The Federal Aviation Administration is expecting about 1,000 more small private planes and bigger corporate jets than usual to use Tampa-area airports over the weekend - about the same increase that Phoenix saw for last year's game.
But this year some of those who favor deluxe private air travel may be staying home. Nathan McKelvey, chief executive officer of Jets.com, which books charter flights on private aircraft, said last year he booked 55 trips to the Super Bowl - many of them in premium aircraft with seating ranging from six to 12. This time around, McKelvey has booked 18 trips.
With fewer luxury planes in the sky, there also will be fewer courtesy vehicles - a mix of Cadillacs and Chevys - on the ground in Tampa. That's a reflection of the crunch at General Motors, which cut 14,000 jobs last year.
GM, which recently received $9.4 billion and is scheduled to receive another $4 billion in government bailout money, says it scaled back on the fleet of courtesy cars it makes available to the NFL for the weekend and it decided not to buy a costly in-game ad this year.
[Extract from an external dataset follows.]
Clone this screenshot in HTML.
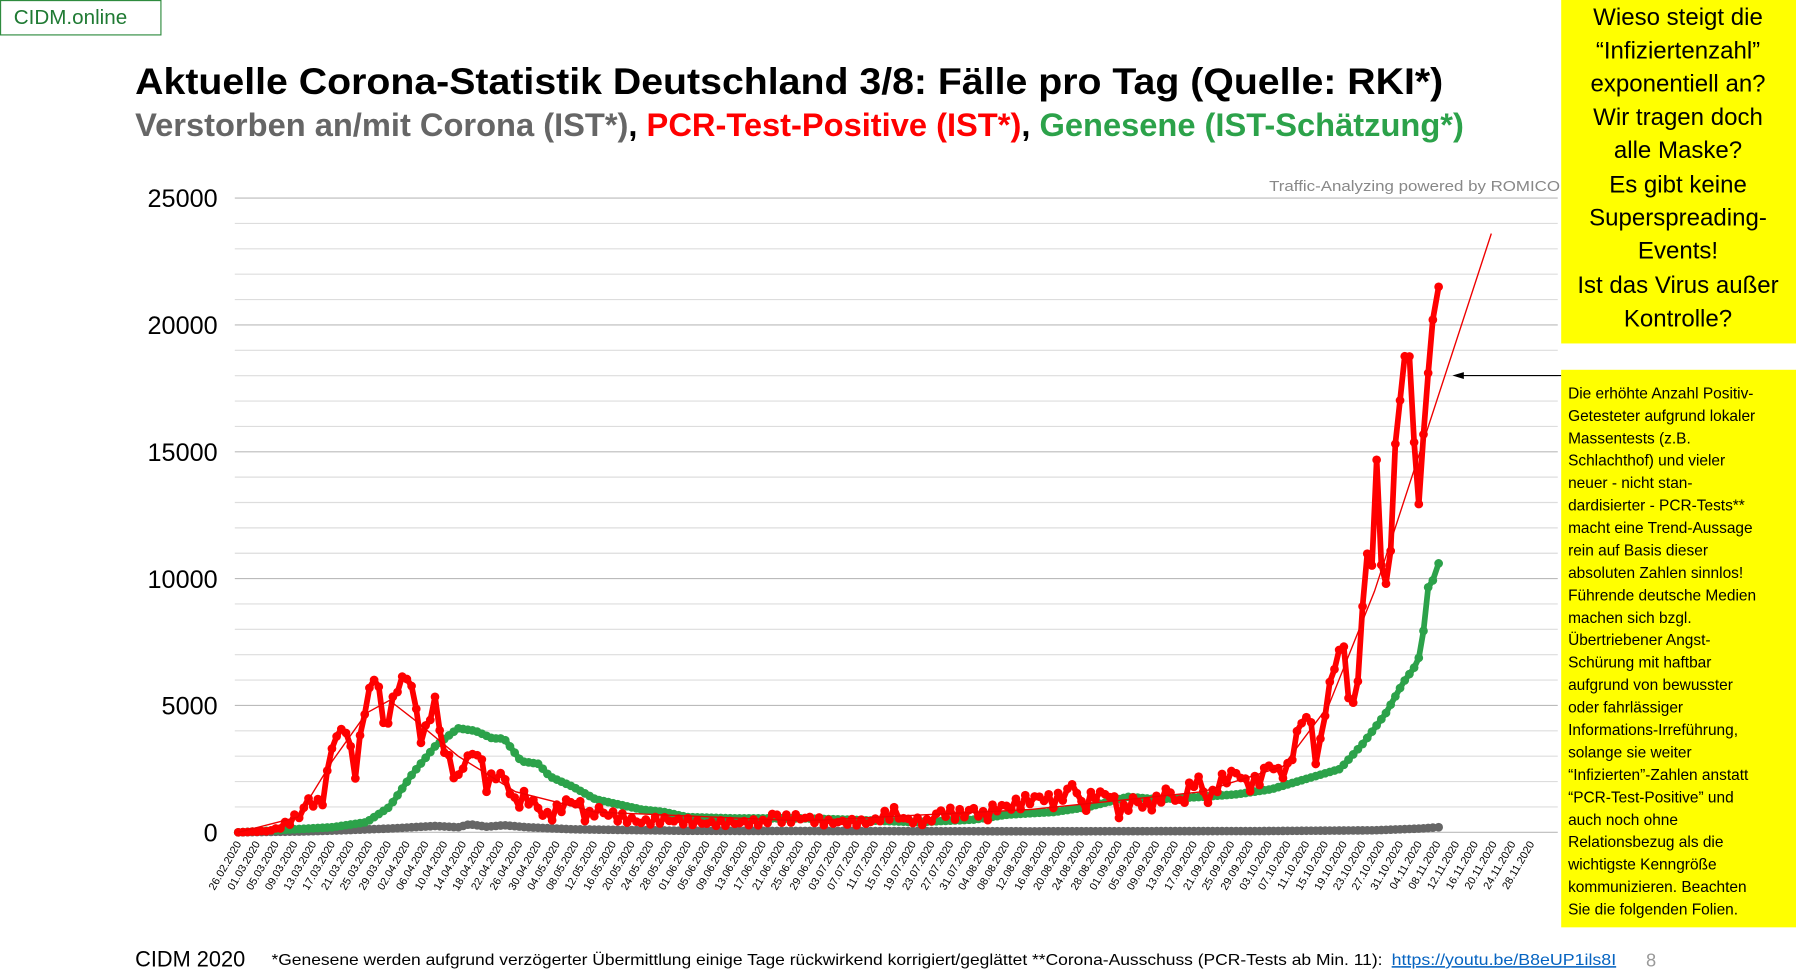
<!DOCTYPE html>
<html><head><meta charset="utf-8"><style>html,body{margin:0;padding:0;background:#fff}svg{display:block}</style></head>
<body>
<svg id="s" xmlns="http://www.w3.org/2000/svg" width="1796" height="980" viewBox="0 0 1568 856" preserveAspectRatio="none" font-family="Liberation Sans, sans-serif">
<rect width="1568" height="856" fill="#fff"/>
<rect x="0.5" y="0.5" width="140" height="30" fill="#fff" stroke="#2e8b3e"/>
<text x="12" y="21" font-size="18" fill="#1f7a33">CIDM.online</text>
<text x="118" y="82" font-size="32" font-weight="bold" fill="#000" textLength="1142" lengthAdjust="spacingAndGlyphs">Aktuelle Corona-Statistik Deutschland 3/8: Fälle pro Tag (Quelle: RKI*)</text>
<text x="118" y="119" font-size="28" font-weight="bold" textLength="1160" lengthAdjust="spacingAndGlyphs"><tspan fill="#666">Verstorben an/mit Corona (IST*)</tspan><tspan fill="#000">, </tspan><tspan fill="#f00">PCR-Test-Positive (IST*)</tspan><tspan fill="#000">, </tspan><tspan fill="#2ca24a">Genesene (IST-Schätzung*)</tspan></text>
<text x="1108" y="167" font-size="13" fill="#888" textLength="254" lengthAdjust="spacingAndGlyphs">Traffic-Analyzing powered by ROMICO</text>
<g id="grid"></g>
<g id="ylab" font-size="22" fill="#000" text-anchor="end"></g>
<g id="xlab" font-size="9.5" fill="#000" text-anchor="end"></g>
<g id="series"></g>
<line x1="1363" y1="328" x2="1276" y2="328" stroke="#000" stroke-width="1"/>
<polygon points="1268,328 1278,325 1278,331" fill="#000"/>
<rect x="1363" y="0" width="205" height="300" fill="#ffff00"/>
<g font-size="21" text-anchor="middle" fill="#000">
<text x="1465" y="22">Wieso steigt die</text>
<text x="1465" y="51">“Infiziertenzahl”</text>
<text x="1465" y="80">exponentiell an?</text>
<text x="1465" y="109">Wir tragen doch</text>
<text x="1465" y="138">alle Maske?</text>
<text x="1465" y="168">Es gibt keine</text>
<text x="1465" y="197">Superspreading-</text>
<text x="1465" y="226">Events!</text>
<text x="1465" y="256">Ist das Virus außer</text>
<text x="1465" y="285">Kontrolle?</text>
</g>
<rect x="1363" y="323" width="205" height="487" fill="#ffff00"/>
<g id="box2" font-size="13.5" fill="#000"></g>
<text x="118" y="844" font-size="19" fill="#000">CIDM 2020</text>
<text x="237" y="843" font-size="13.5" fill="#000" textLength="970" lengthAdjust="spacingAndGlyphs">*Genesene werden aufgrund verzögerter Übermittlung einige Tage rückwirkend korrigiert/geglättet   **Corona-Ausschuss (PCR-Tests ab  Min. 11):</text>
<text x="1215" y="843" font-size="13.5" fill="#0563c1" text-decoration="underline" textLength="196" lengthAdjust="spacingAndGlyphs">https://youtu.be/B8eUP1ils8I</text>
<text x="1437" y="844" font-size="16" fill="#999">8</text>
</svg>
<script>
const NS="http://www.w3.org/2000/svg";
function el(p,t,a,txt){const e=document.createElementNS(NS,t);for(const k in a)e.setAttribute(k,a[k]);if(txt!==undefined)e.textContent=txt;document.getElementById(p).appendChild(e);return e;}
const y0=727,pp=(727-173)/25000;
const Y=v=>y0-v*pp;
for(let v=0;v<=25000;v+=1000){const maj=v%5000==0;el("grid","line",{x1:205,x2:1360,y1:Y(v),y2:Y(v),stroke:maj?"#bbb":"#ddd","stroke-width":1});
 if(maj)el("ylab","text",{x:190,y:Y(v)+8},String(v));}
const start=new Date(2020,1,26);
for(let d=0;d<=276;d+=4){const dt=new Date(start.getTime()+d*86400000+3600000*3);
 const s=String(dt.getDate()).padStart(2,"0")+"."+String(dt.getMonth()+1).padStart(2,"0")+".2020";
 const x=208+d*4.09+3;el("xlab","text",{x:x,y:737,transform:`rotate(-60 ${x} 737)`},s);}
function interp(k,noise){const pts=[];let n=0;for(let x=208;x<=k[k.length-1][0]-2;x+=4.09){let i=0;while(i<k.length-2&&k[i+1][0]<x)i++;const a=k[i],b=k[i+1];let t=(x-a[0])/(b[0]-a[0]);t=Math.max(0,Math.min(1,t));let v=a[1]+(b[1]-a[1])*t;if(noise){v+=Math.sin(n*2.7)*noise*Math.min(1,v/800);}n++;pts.push([x,Math.max(0,v)]);}pts.push(k[k.length-1]);return pts;}
const red=[[208,0],[235,50],[245,200],[262,700],[270,1300],[280,1000],[285,2000],[290,3500],[298,4000],[302,4100],[310,2300],[318,4700],[322,5600],[330,6200],[335,4000],[340,4700],[350,6100],[360,5900],[366,3700],[372,4000],[380,5300],[385,3600],[395,2500],[400,2000],[405,2800],[410,3000],[418,3200],[425,1800],[432,2300],[440,2200],[450,1100],[458,1400],[465,1200],[475,700],[480,600],[495,1200],[505,1200],[512,500],[520,900],[540,600],[560,400],[580,500],[620,350],[670,400],[675,800],[680,500],[700,600],[720,400],[760,400],[780,800],[790,500],[810,400],[820,800],[840,700],[850,900],[860,600],[870,1000],[880,1000],[900,1300],[910,1400],[920,1200],[930,1500],[938,2000],[945,900],[955,1500],[970,1500],[978,700],[990,1300],[1000,1000],[1010,1200],[1020,1700],[1030,1100],[1045,2200],[1055,1200],[1065,2000],[1080,2400],[1090,1800],[1100,2100],[1108,2700],[1118,2300],[1125,2500],[1135,4300],[1143,4700],[1150,2500],[1158,5200],[1165,6500],[1172,7700],[1180,4400],[1188,7000],[1192,11300],[1198,10500],[1202,14700],[1208,8700],[1214,11200],[1218,15000],[1222,17000],[1228,19400],[1232,18200],[1238,12100],[1242,15600],[1246,17300],[1250,20100],[1256,21500]];
const green=[[208,0],[290,200],[320,400],[340,1000],[360,2300],[380,3400],[400,4100],[415,4000],[430,3700],[440,3700],[455,2800],[470,2700],[480,2200],[500,1800],[520,1300],[540,1100],[560,900],[580,800],[600,600],[640,550],[700,550],[740,500],[800,400],[850,500],[880,700],[920,800],[950,1000],[985,1400],[1010,1300],[1050,1400],[1080,1500],[1110,1700],[1140,2100],[1170,2500],[1190,3500],[1210,4700],[1225,5900],[1238,6700],[1243,8000],[1246,9600],[1252,10000],[1256,10600]];
const gray=[[208,0],[260,30],[300,80],[340,150],[380,250],[400,200],[410,320],[425,220],[440,280],[460,200],[500,120],[600,60],[900,40],[1100,50],[1200,80],[1240,150],[1256,200]];
function draw(k,col,w,r,noise){const p=interp(k,noise);el("series","polyline",{points:p.map(q=>q[0].toFixed(1)+","+Y(q[1]).toFixed(1)).join(" "),fill:"none",stroke:col,"stroke-width":w,"stroke-linejoin":"round"});
 p.forEach(q=>el("series","circle",{cx:q[0],cy:Y(q[1]),r:r,fill:col}));}
draw(gray,"#666",5,3.8,0);draw(green,"#2ca24a",5,3.8,0);draw(red,"#f00",5,3.8,250);
const tr=[[208,0],[260,600],[290,2800],[320,4700],[340,5200],[360,4500],[400,3000],[450,1600],[520,800],[700,450],[900,900],[1050,1600],[1120,2600],[1160,5000],[1200,9500],[1302,23600]];
el("series","polyline",{points:tr.map(q=>q[0]+","+Y(q[1])).join(" "),fill:"none",stroke:"#e00","stroke-width":1.2});
const lines=["Die erhöhte Anzahl Positiv-","Getesteter aufgrund lokaler","Massentests (z.B.","Schlachthof) und vieler","neuer - nicht stan-","dardisierter - PCR-Tests**","macht eine Trend-Aussage","rein auf Basis dieser","absoluten Zahlen sinnlos!","Führende deutsche Medien","machen sich bzgl.","Übertriebener Angst-","Schürung mit haftbar","aufgrund von bewusster","oder fahrlässiger","Informations-Irreführung,","solange sie weiter","“Infizierten”-Zahlen anstatt","“PCR-Test-Positive” und","auch noch ohne","Relationsbezug als die","wichtigste Kenngröße","kommunizieren. Beachten","Sie die folgenden Folien."];
lines.forEach((t,i)=>el("box2","text",{x:1369,y:348+i*19.6},t));
</script>
</body></html>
"We are cutting the courtesy fleet in half and providing the NFL nearly 200 vehicles," said GM spokeswoman Kelly Cusinato. She also said that although in the past GM hosted a dealer party in conjunction with the Super Bowl, this year "we are not hosting any dealer meetings and no GM executives are attending the game."
Thursday, January 22, 2009
Monday, January 19, 2009
The city of Vancouver is picking up the tab for financing the Olympic Village, after credit was cut off from the developers last fall. (Earlier TSE commentary is here & here.) But the city's charter had to be changed in an emergency legislative session in order to avoid a public referendum. The political maneuvering behind the charter change is described as bitter, with the government operating in a "culture of secrecy and government arrogance." Ah the Olympics, we are all one big happy family, eh?
Wagering on the Super Bowl in Nevada fell in 2008 to $92.1 million from $94.5 million in 2007, despite a compelling Giants-Patriots matchup. Will bettors make the trip to Vegas to party and get a big bet down for the Cards vs. Steelers? My money is on another decline in Super Bowl wagering, in the 5-10% range. The Steelers are favored by a touchdown.
Finally, Andrea Adelson has a good story on sports and the economy in the Orlando Sentinel. She lists an array of "economic indicators" (including price cuts for tickets on the backstretch at Daytona, from $99 to $55), and discusses the tradeoff that franchises face between chasing corporate dollars and maintaining their appeal to the average fan. She includes a quote from yours truly that fits the facts she describes rather well: "Hard times in the economy are hard times for sports ... the notion that sports are recession-proof is just a myth."